Foreign Minister Avigdor Liberman on Wednesday called for peace treaties between Israel and the citizens of its Arab neighbors, bypassing agreements signed by political leaders like the ones that have been forged to date.

“Until today, the peace agreements Israel signed with its neighbors weren’t agreements with countries or citizens but rather agreements between the State of Israel and the rulers of those countries,” Liberman said.

“These agreements did not bring about reconciliation between peoples and genuine peace with solid foundations,” he added. “In light of this, the future requires the signing of agreements between peoples and not between rulers, agreements that will be supported by the public and opinion makers and will lead to true reconciliation between peoples through education for tolerance, respect and cooperation, instead of continued hatred for Israel and Jews.”

Liberman made the comments in a conversation with the foreign policy chief of the European Union, Catherine Ashton, during a visit to Brussels.

The foreign minister also asked Ashton for the EU’s “intervention” regarding the ruling party of Tunisia’s reported desire to include in the country’s constitution a clause saying that any normalization with Israel would constitute a criminal offense. He also reiterated his request that the EU designate Hezbollah a terrorist organization. Erato Kozakou-Marcoullis, the foreign minister of Cyprus, which presently holds the EU presidency, rejected Liberman’s petition, citing disagreement among member states.

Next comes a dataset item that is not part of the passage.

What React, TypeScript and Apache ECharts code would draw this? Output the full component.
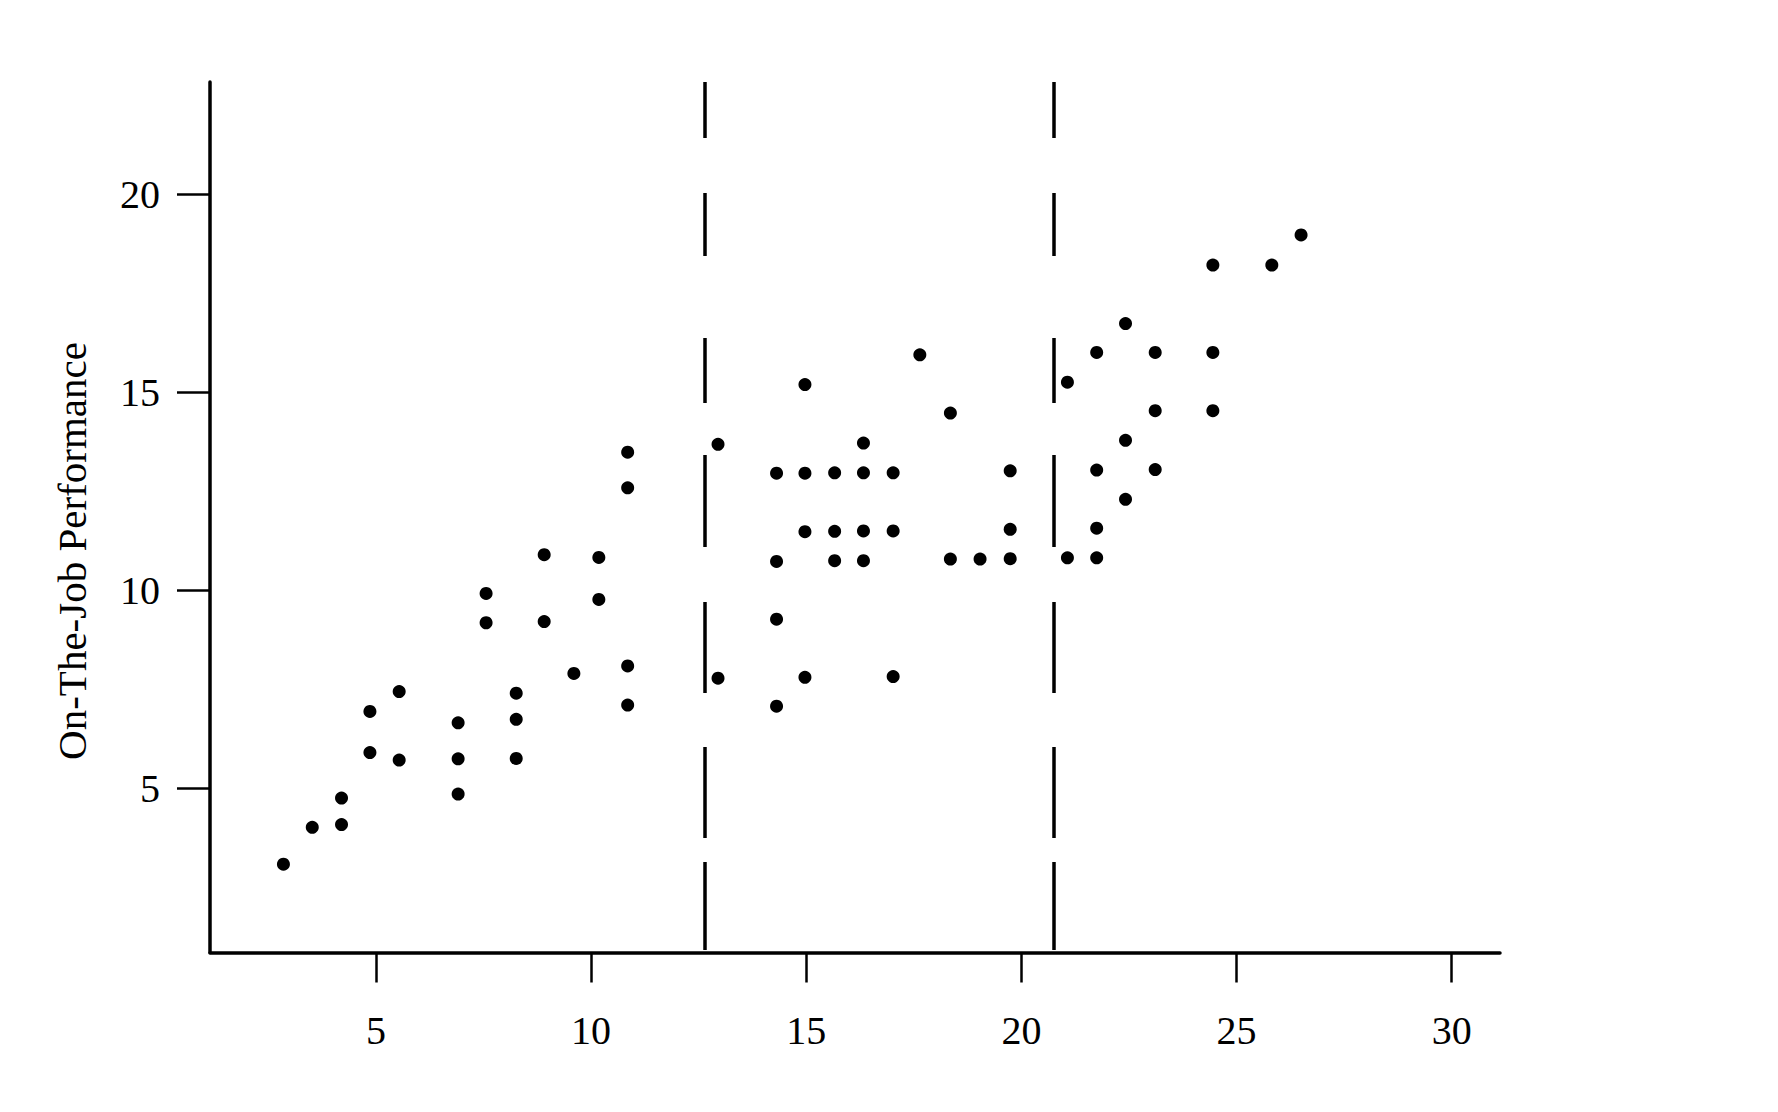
import React, { useEffect, useRef } from "react";
import * as echarts from "echarts";

// Test score (x) and on-the-job performance (y)
const testScores = [
  2.85, 3.52, 4.2, 4.2, 4.86, 4.86, 5.54, 5.54, 6.91, 6.91, 6.91, 8.26, 8.26, 8.26,
  7.56, 7.56, 8.91, 8.91, 10.18, 10.18, 9.6, 10.85, 10.85, 10.85, 10.85,
  12.95, 12.95, 14.31, 14.31, 14.31, 14.31, 14.97, 14.97, 14.97, 14.97,
  15.66, 15.66, 15.66, 16.33, 16.33, 16.33, 16.33, 17.02, 17.02, 17.02,
  17.64, 18.35, 18.35, 19.04, 19.74, 19.74, 19.74,
  21.07, 21.07, 21.75, 21.75, 21.75, 21.75, 22.42, 22.42, 22.42,
  23.11, 23.11, 23.11, 24.45, 25.82, 26.5, 24.45, 24.45,
];
const performance = [
  3.08, 4.01, 4.08, 4.75, 5.9, 6.94, 5.71, 7.44, 4.85, 5.74, 6.65, 5.75, 6.74, 7.4,
  9.18, 9.92, 9.21, 10.9, 10.83, 9.77, 7.9, 8.09, 7.1, 13.49, 12.59,
  13.69, 7.78, 12.96, 10.73, 9.27, 7.07, 15.2, 12.96, 11.48, 7.8,
  12.97, 11.49, 10.75, 13.72, 12.97, 11.5, 10.75, 12.97, 11.5, 7.82,
  15.95, 14.48, 10.79, 10.79, 13.02, 11.54, 10.8,
  15.26, 10.82, 16.01, 13.04, 11.57, 10.82, 16.74, 13.79, 12.3,
  16.01, 14.54, 13.05, 18.22, 18.22, 18.98, 16.01, 14.54,
];
const xTicks = [5, 10, 15, 20, 25, 30];
const yTicks = [5, 10, 15, 20];
const cutoffs = [12.65, 20.76];
const yTitle = "On-The-Job Performance";

const X_MIN = 1.1434;
const X_MAX = 31.123;
const Y_MIN = 0.8466;
const Y_MAX = 22.846;
const CUT_BOTTOM = 0.91;

const FONT = "'Liberation Serif', 'Times New Roman', serif";

export default function App() {
  const ref = useRef<HTMLDivElement>(null);

  useEffect(() => {
    if (!ref.current) return;
    const chart = echarts.init(ref.current, null, { renderer: "svg" });
    const points = testScores.map((x, i) => [x, performance[i]]);
    chart.setOption({
      animation: false,
      backgroundColor: "#ffffff",
      grid: {
        left: 210,
        right: 278,
        top: 82,
        bottom: 159.5,
        outerBoundsMode: "none",
        containLabel: false,
      },
      graphic: [
        {
          type: "text",
          x: 72,
          y: 551,
          rotation: Math.PI / 2,
          style: {
            text: yTitle,
            font: `41px ${FONT}`,
            fill: "#000",
            align: "center",
            verticalAlign: "middle",
          },
        },
      ],
      xAxis: {
        type: "value",
        min: X_MIN,
        max: X_MAX,
        splitLine: { show: false },
        axisLine: { onZero: false, lineStyle: { color: "#000", width: 3.5 } },
        axisTick: {
          show: true,
          inside: false,
          length: 30,
          customValues: xTicks,
          lineStyle: { color: "#000", width: 2.5 },
        },
        axisLabel: {
          customValues: xTicks,
          margin: 58,
          color: "#000",
          fontFamily: FONT,
          fontSize: 40,
        },
      },
      yAxis: {
        type: "value",
        min: Y_MIN,
        max: Y_MAX,
        splitLine: { show: false },
        axisLine: { onZero: false, lineStyle: { color: "#000", width: 3.5 } },
        axisTick: {
          show: true,
          inside: false,
          length: 33,
          customValues: yTicks,
          lineStyle: { color: "#000", width: 2.5 },
        },
        axisLabel: {
          customValues: yTicks,
          margin: 50,
          color: "#000",
          fontFamily: FONT,
          fontSize: 40,
        },
      },
      series: [
        {
          type: "scatter",
          data: points,
          symbol: "circle",
          symbolSize: 13,
          itemStyle: { color: "#000", opacity: 1 },
          clip: false,
          markLine: {
            silent: true,
            symbol: ["none", "none"],
            label: { show: false },
            lineStyle: {
              color: "#000",
              width: 3.5,
              opacity: 1,
              type: [56, 55, 63, 82, 65, 52, 92, 55, 91, 54, 91, 24, 88, 100],
            },
            data: cutoffs.map((c) => [
              { coord: [c, Y_MAX] },
              { coord: [c, CUT_BOTTOM] },
            ]),
          },
        },
      ],
    });
    return () => chart.dispose();
  }, []);

  return (
    <div
      ref={ref}
      style={{ position: "fixed", left: 0, top: 0, width: 1778, height: 1112 }}
    />
  );
}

Ashton’s office did not issue any statement about her meeting with Liberman. On Tuesday, during the 11th annual meeting of the EU–Israel Association Council, a statement was released saying that the changes occuring in the wake of the Arab Spring “will take time” and that “new turbulences” are possible.

“The fundamental changes in the Arab world highlight the need for progress on the Middle East Peace Process and for overcoming the current stalemate, while respecting previous agreements and obligations,” the statement read.